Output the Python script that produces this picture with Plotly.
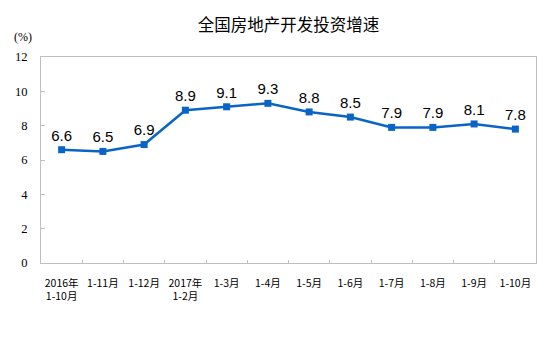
import plotly.graph_objects as go

categories = ["2016年<br>1-10月", "1-11月", "1-12月", "2017年<br>1-2月", "1-3月", "1-4月",
              "1-5月", "1-6月", "1-7月", "1-8月", "1-9月", "1-10月"]
growth = [6.6, 6.5, 6.9, 8.9, 9.1, 9.3, 8.8, 8.5, 7.9, 7.9, 8.1, 7.8]
labels = [f"{v:.1f}" for v in growth]

blue = "#0a64c8"
gray = "#bfbfbf"

fig = go.Figure(go.Scatter(
    x=categories, y=growth, mode="lines+markers+text",
    text=labels, textposition="top center",
    textfont=dict(family="Liberation Sans, Arial", size=15, color="#000000"),
    line=dict(color=blue, width=2.5),
    marker=dict(symbol="square", size=7, color=blue),
    cliponaxis=False,
))

fig.update_layout(
    template="none",
    width=554, height=339,
    margin=dict(l=41, r=18, t=57, b=76, autoexpand=False),
    paper_bgcolor="white", plot_bgcolor="white",
    showlegend=False,
    title=dict(text="全国房地产开发投资增速", x=0.5, xref="paper", y=0.925, yref="container",
               xanchor="center", yanchor="middle",
               font=dict(family="Noto Sans CJK SC", size=16.5, color="#000000")),
    xaxis=dict(type="category", range=[-0.5, 11.5], tickson="boundaries", ticks="inside", ticklen=3,
               tickcolor=gray, showline=True, linecolor=gray, linewidth=1, mirror=True,
               showgrid=False, zeroline=False, tickangle=0, ticklabelstandoff=10,
               automargin=False,
               tickfont=dict(family="Noto Sans CJK SC", size=10.5, color="#000000")),
    yaxis=dict(range=[0, 12], dtick=2, ticks="inside", ticklen=4, tickcolor=gray,
               showline=True, linecolor=gray, linewidth=1, mirror=True,
               showgrid=False, zeroline=False, ticklabelstandoff=10, automargin=False,
               tickfont=dict(family="Liberation Serif", size=12.5, color="#000000")),
    annotations=[dict(text="(%)", x=(23 - 41) / (554 - 41 - 18), y=(339 - 76 - 37) / (339 - 57 - 76),
                      xref="paper", yref="paper", xanchor="center", yanchor="middle",
                      showarrow=False, font=dict(family="Liberation Serif", size=12, color="#000000"))],
)

fig.write_html("out.html")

________

Transcribe the listing in full and omit the pictures.

Output the Python script that produces this picture with Plotly.
import plotly.graph_objects as go

categories = ["2016年<br>1-10月", "1-11月", "1-12月", "2017年<br>1-2月", "1-3月", "1-4月",
              "1-5月", "1-6月", "1-7月", "1-8月", "1-9月", "1-10月"]
growth = [6.6, 6.5, 6.9, 8.9, 9.1, 9.3, 8.8, 8.5, 7.9, 7.9, 8.1, 7.8]
labels = [f"{v:.1f}" for v in growth]

blue = "#0a64c8"
gray = "#bfbfbf"

fig = go.Figure(go.Scatter(
    x=categories, y=growth, mode="lines+markers+text",
    text=labels, textposition="top center",
    textfont=dict(family="Liberation Sans, Arial", size=15, color="#000000"),
    line=dict(color=blue, width=2.5),
    marker=dict(symbol="square", size=7, color=blue),
    cliponaxis=False,
))

fig.update_layout(
    template="none",
    width=554, height=339,
    margin=dict(l=41, r=18, t=57, b=76, autoexpand=False),
    paper_bgcolor="white", plot_bgcolor="white",
    showlegend=False,
    title=dict(text="全国房地产开发投资增速", x=0.5, xref="paper", y=0.925, yref="container",
               xanchor="center", yanchor="middle",
               font=dict(family="Noto Sans CJK SC", size=16.5, color="#000000")),
    xaxis=dict(type="category", range=[-0.5, 11.5], tickson="boundaries", ticks="inside", ticklen=3,
               tickcolor=gray, showline=True, linecolor=gray, linewidth=1, mirror=True,
               showgrid=False, zeroline=False, tickangle=0, ticklabelstandoff=10,
               automargin=False,
               tickfont=dict(family="Noto Sans CJK SC", size=10.5, color="#000000")),
    yaxis=dict(range=[0, 12], dtick=2, ticks="inside", ticklen=4, tickcolor=gray,
               showline=True, linecolor=gray, linewidth=1, mirror=True,
               showgrid=False, zeroline=False, ticklabelstandoff=10, automargin=False,
               tickfont=dict(family="Liberation Serif", size=12.5, color="#000000")),
    annotations=[dict(text="(%)", x=(23 - 41) / (554 - 41 - 18), y=(339 - 76 - 37) / (339 - 57 - 76),
                      xref="paper", yref="paper", xanchor="center", yanchor="middle",
                      showarrow=False, font=dict(family="Liberation Serif", size=12, color="#000000"))],
)

fig.write_html("out.html")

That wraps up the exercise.